Over the years, thousands of little people had climbed over them and had their photos taken with them. So by 2012 they were looking a little old and dated – so the owner of the park decided to get the technology – and so developed “Restricted Area 5 “ – with animatronic dinosaurs.
The pièce de résistance (it is nearly in France after all) is a T-Rex – larger than a double-decker bus – that you view from a platform that takes you to mouth – and teeth – level. Under the platform are some very low base frequency speakers, so when the dinosaur roars, you can feel the vibration through your feet.
This all was publicised with great fanfare – but, just before the busy summer period – when over 80% of the park’s customers visit – the T-Rex died!
The manufacturer was in China, and new parts would take over six weeks to arrive.
So I was called in.
I put a call out to my community of electronics experts, computer programmers, etc and offered them pizza, cake and the opportunity to hack robot dinosaurs. I know how to incentivise an engineer!
Together, we replaced the broken parts and changed the control board to a Raspberry Pi Computer. If you haven’t come across Raspberry Pi’s before, they are the size of a credit card, cost about £30 and were initially designed to encourage children to get into computer programming. However, it was perfectly suited for the job.
Now Blackgang Chine is a small park – the staff double up with different roles – gardeners, ride attendants, car parking and maintenance. So after the summer, I was asked to teach any that had an interest in how to program the Raspberry Pi. I organised a hack session – where we played with different bits of park equipment and also with children’s toys. One of the workshops I ran was to make a toy dinosaur nod when somebody tweeted it. We made it into an “Internet of Things” device.
Nowadays, animatronic dinosaurs are common – I’ve even seen them in garden centres and zoos.

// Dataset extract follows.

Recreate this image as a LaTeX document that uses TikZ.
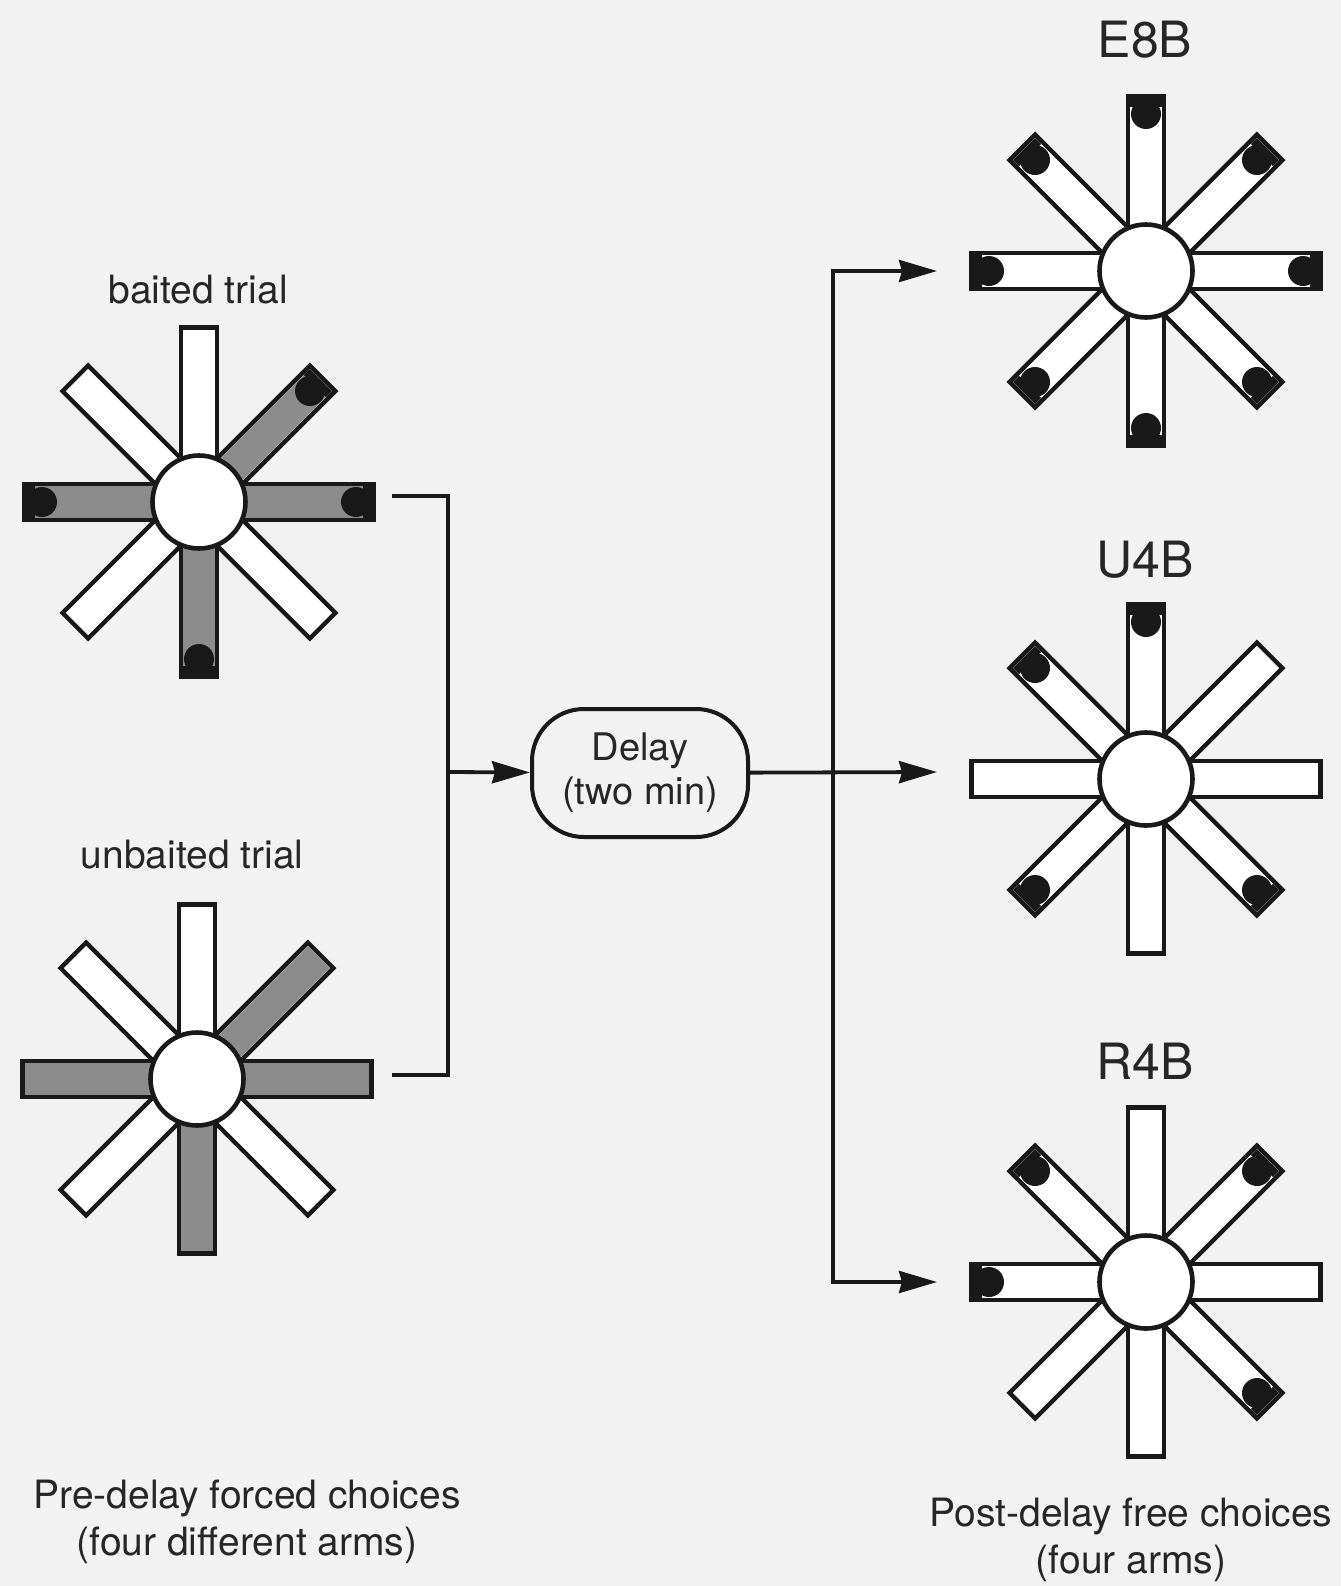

I went back to Blackgang this summer for The Engineering Edge – listen below – and was surprised at what I found. I know the Park does not have huge budgets, and yet there was a new dragon at the entrance that roared up out of a packing case. Closer inspection revealed this was a piece of kit that had been repurposed and repainted – and now had a much greater effect than lost down in the old "liquorice" area. Proving you don't need big budgets to make a big impact.
I was also impressed at how the clever planting of five years ago has transformed the Restricted Area Five. Although it has a tarmac path, it felt like I was beating my way through a jungle. The dinosaurs themselves hadn't changed much – although I spotted that one of the brachiosauruses had a shorter neck – a casualty of the high winds on the clifftop.
Once I jumped the fence to the T-Rex enclosure (which Dan the producer then also had to do with all the sound equipment!) I was really pleased to see inside the control box the non-invasive current clamp around the motor wires. What an excellent evolution of the IoT toy dino we did in the workshop, to an actual useful IoT thing that tells the tech team that the motors are pulling too much or too little current – without them having to come down and measure it for themselves. This means they can take action BEFORE the dinosaur actually stops working – and so the visitor never knows that there was a problem!
I am delighted at how the team have taken the building blocks I gave them, and have developed and improved and made it their own.